== Objective ==
Quote the data below in full, minus the images.

======== Data extract

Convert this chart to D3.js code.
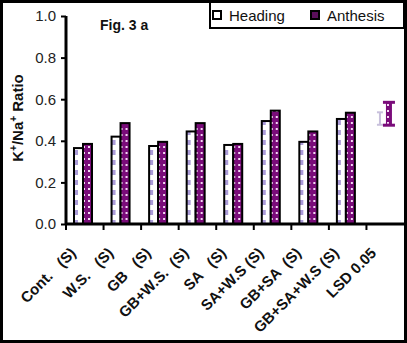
<!DOCTYPE html>
<html>
<head>
<meta charset="utf-8">
<script src="https://cdn.jsdelivr.net/npm/d3@7"></script>
<style>
  body { margin: 0; background: #fff; }
  svg { display: block; font-family: "Liberation Sans", Arial, sans-serif; }
</style>
</head>
<body>
<div id="chart"></div>
<script>
// Chart data
const categories = ["Cont.   (S)", "W.S.   (S)", "GB   (S)", "GB+W.S.  (S)", "SA   (S)",
    "SA+W.S (S)", "GB+SA  (S)", "GB+SA+W.S (S)", "LSD 0.05"];
const series = ["Heading", "Anthesis"];
const heading = [0.365, 0.42, 0.375, 0.445, 0.38, 0.495, 0.395, 0.505];
const anthesis = [0.385, 0.485, 0.395, 0.485, 0.385, 0.545, 0.445, 0.535];
// LSD 0.05 drawn as error bars: [centre, half length]
const lsdHeading = [0.507, 0.03];
const lsdAnthesis = [0.53, 0.055];
const yTicks = [0, 0.2, 0.4, 0.6, 0.8, 1.0];

const width = 407;
const height = 343;

const svg = d3.select('#chart')
    .append('svg')
    .attr('width', width)
    .attr('height', height);

// patterns for the two series
const defs = svg.append('defs');
const pH = defs.append('pattern')
    .attr('id', 'patHeading')
    .attr('patternUnits', 'userSpaceOnUse')
    .attr('width', 8).attr('height', 10);
pH.append('rect').attr('width', 8).attr('height', 10).attr('fill', '#fff');
pH.append('rect').attr('x', 0).attr('y', 0).attr('width', 4).attr('height', 5).attr('fill', '#ab9cd8');

const pA = defs.append('pattern')
    .attr('id', 'patAnthesis')
    .attr('patternUnits', 'userSpaceOnUse')
    .attr('width', 5).attr('height', 6);
pA.append('rect').attr('width', 5).attr('height', 6).attr('fill', '#7a0c7a');
pA.append('rect').attr('x', 2).attr('y', 2).attr('width', 2).attr('height', 2).attr('fill', '#f4d8f4');

// scales
const x = d3.scaleBand()
    .domain(categories)
    .range([66, 404]);

const x1 = d3.scaleBand()
    .domain(series)
    .range([8, 26]);

const y = d3.scaleLinear()
    .domain([0, 1])
    .range([224, 16]);

// bars
const rows = categories.slice(0, 8).map((c, i) => ({ cat: c, Heading: heading[i], Anthesis: anthesis[i] }));

const groups = svg.append('g')
    .selectAll('g')
    .data(rows)
    .enter()
    .append('g')
    .attr('transform', d => `translate(${x(d.cat)},0)`);

groups.selectAll('rect')
    .data(d => series.map(s => ({ s: s, v: d[s] })))
    .enter()
    .append('rect')
    .attr('x', d => x1(d.s))
    .attr('y', d => y(d.v))
    .attr('width', x1.bandwidth())
    .attr('height', d => y(0) - y(d.v))
    .attr('fill', d => d.s === 'Heading' ? 'url(#patHeading)' : 'url(#patAnthesis)')
    .attr('stroke', '#000')
    .attr('stroke-width', 2);

// LSD error bars
const lsdX = x('LSD 0.05');
const hx = lsdX + x1('Heading') + x1.bandwidth() / 2 + 1;
svg.append('line')
    .attr('x1', hx).attr('x2', hx)
    .attr('y1', y(lsdHeading[0] + lsdHeading[1])).attr('y2', y(lsdHeading[0] - lsdHeading[1]))
    .attr('stroke', '#c8c0dc').attr('stroke-width', 2);
[1, -1].forEach(k => {
    svg.append('line')
        .attr('x1', hx - 3).attr('x2', hx + 3)
        .attr('y1', y(lsdHeading[0] + k * lsdHeading[1])).attr('y2', y(lsdHeading[0] + k * lsdHeading[1]))
        .attr('stroke', '#c8c0dc').attr('stroke-width', 2);
});

const ax = lsdX + x1('Anthesis') + x1.bandwidth() / 2 + 1;
svg.append('rect')
    .attr('x', ax - 3).attr('width', 6)
    .attr('y', y(lsdAnthesis[0] + lsdAnthesis[1]))
    .attr('height', y(lsdAnthesis[0] - lsdAnthesis[1]) - y(lsdAnthesis[0] + lsdAnthesis[1]))
    .attr('fill', 'url(#patAnthesis)');
[1, -1].forEach(k => {
    svg.append('rect')
        .attr('x', ax - 6).attr('width', 12)
        .attr('y', y(lsdAnthesis[0] + k * lsdAnthesis[1]) - 1.5).attr('height', 3)
        .attr('fill', '#7a0c7a');
});

// y axis
const yAxis = svg.append('g')
    .attr('transform', 'translate(66,0)')
    .call(d3.axisLeft(y).tickValues(yTicks).tickFormat(d3.format('.1f')).tickSize(5).tickPadding(5));
yAxis.select('.domain').attr('stroke-width', 3).attr('d', `M0,${y(1)}V${y(0)}`);
yAxis.selectAll('.tick line').attr('stroke-width', 2);
yAxis.selectAll('.tick text')
    .attr('font-size', 15)
    .attr('font-family', '"Liberation Sans", Arial, sans-serif')
    .attr('fill', '#222');

// x axis (ticks at band edges)
svg.append('line')
    .attr('x1', 65).attr('x2', 404)
    .attr('y1', y(0)).attr('y2', y(0))
    .attr('stroke', '#000').attr('stroke-width', 3);
svg.append('g')
    .selectAll('line')
    .data(categories)
    .enter()
    .append('line')
    .attr('x1', d => x(d)).attr('x2', d => x(d))
    .attr('y1', y(0)).attr('y2', y(0) + 6)
    .attr('stroke', '#000').attr('stroke-width', 2);

svg.append('g')
    .selectAll('text')
    .data(categories)
    .enter()
    .append('text')
    .attr('transform', d => `translate(${x(d) + x.bandwidth() / 2 - 8},${y(0) + 30}) rotate(-45)`)
    .attr('text-anchor', 'end')
    .attr('font-size', 15)
    .attr('font-weight', 'bold')
    .style('white-space', 'pre')
    .attr('fill', '#111')
    .text(d => d);

// axis title
svg.append('text')
    .attr('transform', 'rotate(-90)')
    .attr('x', -118)
    .attr('y', 23)
    .attr('text-anchor', 'middle')
    .attr('font-size', 15)
    .attr('font-weight', 'bold')
    .attr('fill', '#111')
    .html('K<tspan dy="-6" font-size="10">+</tspan><tspan dy="6">/Na</tspan><tspan dy="-6" font-size="10">+</tspan><tspan dy="6"> Ratio</tspan>');

// figure label
svg.append('text')
    .attr('x', 100)
    .attr('y', 30)
    .attr('font-size', 14)
    .attr('font-weight', 'bold')
    .attr('fill', '#111')
    .text('Fig. 3 a');

// legend
const legend = svg.append('g');
legend.append('rect')
    .attr('x', 210).attr('y', 1)
    .attr('width', 194).attr('height', 27)
    .attr('fill', '#fff')
    .attr('stroke', '#000').attr('stroke-width', 2);
const legX = [213, 311];
series.forEach((s, i) => {
    legend.append('rect')
        .attr('x', legX[i]).attr('y', 11)
        .attr('width', 8).attr('height', 8)
        .attr('fill', i === 0 ? '#fff' : '#5a0f5a')
        .attr('stroke', '#000').attr('stroke-width', 2);
    legend.append('text')
        .attr('x', legX[i] + 16).attr('y', 21)
        .attr('font-size', 15)
        .attr('fill', '#111')
        .text(s);
});

// outer frame
svg.append('rect')
    .attr('x', 1.5).attr('y', 1.5)
    .attr('width', width - 3).attr('height', height - 3)
    .attr('fill', 'none')
    .attr('stroke', '#000').attr('stroke-width', 3);
</script>
</body>
</html>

================

== Worked solution ==
Convert this chart to D3.js code.
<!DOCTYPE html>
<html>
<head>
<meta charset="utf-8">
<script src="https://cdn.jsdelivr.net/npm/d3@7"></script>
<style>
  body { margin: 0; background: #fff; }
  svg { display: block; font-family: "Liberation Sans", Arial, sans-serif; }
</style>
</head>
<body>
<div id="chart"></div>
<script>
// Chart data
const categories = ["Cont.   (S)", "W.S.   (S)", "GB   (S)", "GB+W.S.  (S)", "SA   (S)",
    "SA+W.S (S)", "GB+SA  (S)", "GB+SA+W.S (S)", "LSD 0.05"];
const series = ["Heading", "Anthesis"];
const heading = [0.365, 0.42, 0.375, 0.445, 0.38, 0.495, 0.395, 0.505];
const anthesis = [0.385, 0.485, 0.395, 0.485, 0.385, 0.545, 0.445, 0.535];
// LSD 0.05 drawn as error bars: [centre, half length]
const lsdHeading = [0.507, 0.03];
const lsdAnthesis = [0.53, 0.055];
const yTicks = [0, 0.2, 0.4, 0.6, 0.8, 1.0];

const width = 407;
const height = 343;

const svg = d3.select('#chart')
    .append('svg')
    .attr('width', width)
    .attr('height', height);

// patterns for the two series
const defs = svg.append('defs');
const pH = defs.append('pattern')
    .attr('id', 'patHeading')
    .attr('patternUnits', 'userSpaceOnUse')
    .attr('width', 8).attr('height', 10);
pH.append('rect').attr('width', 8).attr('height', 10).attr('fill', '#fff');
pH.append('rect').attr('x', 0).attr('y', 0).attr('width', 4).attr('height', 5).attr('fill', '#ab9cd8');

const pA = defs.append('pattern')
    .attr('id', 'patAnthesis')
    .attr('patternUnits', 'userSpaceOnUse')
    .attr('width', 5).attr('height', 6);
pA.append('rect').attr('width', 5).attr('height', 6).attr('fill', '#7a0c7a');
pA.append('rect').attr('x', 2).attr('y', 2).attr('width', 2).attr('height', 2).attr('fill', '#f4d8f4');

// scales
const x = d3.scaleBand()
    .domain(categories)
    .range([66, 404]);

const x1 = d3.scaleBand()
    .domain(series)
    .range([8, 26]);

const y = d3.scaleLinear()
    .domain([0, 1])
    .range([224, 16]);

// bars
const rows = categories.slice(0, 8).map((c, i) => ({ cat: c, Heading: heading[i], Anthesis: anthesis[i] }));

const groups = svg.append('g')
    .selectAll('g')
    .data(rows)
    .enter()
    .append('g')
    .attr('transform', d => `translate(${x(d.cat)},0)`);

groups.selectAll('rect')
    .data(d => series.map(s => ({ s: s, v: d[s] })))
    .enter()
    .append('rect')
    .attr('x', d => x1(d.s))
    .attr('y', d => y(d.v))
    .attr('width', x1.bandwidth())
    .attr('height', d => y(0) - y(d.v))
    .attr('fill', d => d.s === 'Heading' ? 'url(#patHeading)' : 'url(#patAnthesis)')
    .attr('stroke', '#000')
    .attr('stroke-width', 2);

// LSD error bars
const lsdX = x('LSD 0.05');
const hx = lsdX + x1('Heading') + x1.bandwidth() / 2 + 1;
svg.append('line')
    .attr('x1', hx).attr('x2', hx)
    .attr('y1', y(lsdHeading[0] + lsdHeading[1])).attr('y2', y(lsdHeading[0] - lsdHeading[1]))
    .attr('stroke', '#c8c0dc').attr('stroke-width', 2);
[1, -1].forEach(k => {
    svg.append('line')
        .attr('x1', hx - 3).attr('x2', hx + 3)
        .attr('y1', y(lsdHeading[0] + k * lsdHeading[1])).attr('y2', y(lsdHeading[0] + k * lsdHeading[1]))
        .attr('stroke', '#c8c0dc').attr('stroke-width', 2);
});

const ax = lsdX + x1('Anthesis') + x1.bandwidth() / 2 + 1;
svg.append('rect')
    .attr('x', ax - 3).attr('width', 6)
    .attr('y', y(lsdAnthesis[0] + lsdAnthesis[1]))
    .attr('height', y(lsdAnthesis[0] - lsdAnthesis[1]) - y(lsdAnthesis[0] + lsdAnthesis[1]))
    .attr('fill', 'url(#patAnthesis)');
[1, -1].forEach(k => {
    svg.append('rect')
        .attr('x', ax - 6).attr('width', 12)
        .attr('y', y(lsdAnthesis[0] + k * lsdAnthesis[1]) - 1.5).attr('height', 3)
        .attr('fill', '#7a0c7a');
});

// y axis
const yAxis = svg.append('g')
    .attr('transform', 'translate(66,0)')
    .call(d3.axisLeft(y).tickValues(yTicks).tickFormat(d3.format('.1f')).tickSize(5).tickPadding(5));
yAxis.select('.domain').attr('stroke-width', 3).attr('d', `M0,${y(1)}V${y(0)}`);
yAxis.selectAll('.tick line').attr('stroke-width', 2);
yAxis.selectAll('.tick text')
    .attr('font-size', 15)
    .attr('font-family', '"Liberation Sans", Arial, sans-serif')
    .attr('fill', '#222');

// x axis (ticks at band edges)
svg.append('line')
    .attr('x1', 65).attr('x2', 404)
    .attr('y1', y(0)).attr('y2', y(0))
    .attr('stroke', '#000').attr('stroke-width', 3);
svg.append('g')
    .selectAll('line')
    .data(categories)
    .enter()
    .append('line')
    .attr('x1', d => x(d)).attr('x2', d => x(d))
    .attr('y1', y(0)).attr('y2', y(0) + 6)
    .attr('stroke', '#000').attr('stroke-width', 2);

svg.append('g')
    .selectAll('text')
    .data(categories)
    .enter()
    .append('text')
    .attr('transform', d => `translate(${x(d) + x.bandwidth() / 2 - 8},${y(0) + 30}) rotate(-45)`)
    .attr('text-anchor', 'end')
    .attr('font-size', 15)
    .attr('font-weight', 'bold')
    .style('white-space', 'pre')
    .attr('fill', '#111')
    .text(d => d);

// axis title
svg.append('text')
    .attr('transform', 'rotate(-90)')
    .attr('x', -118)
    .attr('y', 23)
    .attr('text-anchor', 'middle')
    .attr('font-size', 15)
    .attr('font-weight', 'bold')
    .attr('fill', '#111')
    .html('K<tspan dy="-6" font-size="10">+</tspan><tspan dy="6">/Na</tspan><tspan dy="-6" font-size="10">+</tspan><tspan dy="6"> Ratio</tspan>');

// figure label
svg.append('text')
    .attr('x', 100)
    .attr('y', 30)
    .attr('font-size', 14)
    .attr('font-weight', 'bold')
    .attr('fill', '#111')
    .text('Fig. 3 a');

// legend
const legend = svg.append('g');
legend.append('rect')
    .attr('x', 210).attr('y', 1)
    .attr('width', 194).attr('height', 27)
    .attr('fill', '#fff')
    .attr('stroke', '#000').attr('stroke-width', 2);
const legX = [213, 311];
series.forEach((s, i) => {
    legend.append('rect')
        .attr('x', legX[i]).attr('y', 11)
        .attr('width', 8).attr('height', 8)
        .attr('fill', i === 0 ? '#fff' : '#5a0f5a')
        .attr('stroke', '#000').attr('stroke-width', 2);
    legend.append('text')
        .attr('x', legX[i] + 16).attr('y', 21)
        .attr('font-size', 15)
        .attr('fill', '#111')
        .text(s);
});

// outer frame
svg.append('rect')
    .attr('x', 1.5).attr('y', 1.5)
    .attr('width', width - 3).attr('height', height - 3)
    .attr('fill', 'none')
    .attr('stroke', '#000').attr('stroke-width', 3);
</script>
</body>
</html>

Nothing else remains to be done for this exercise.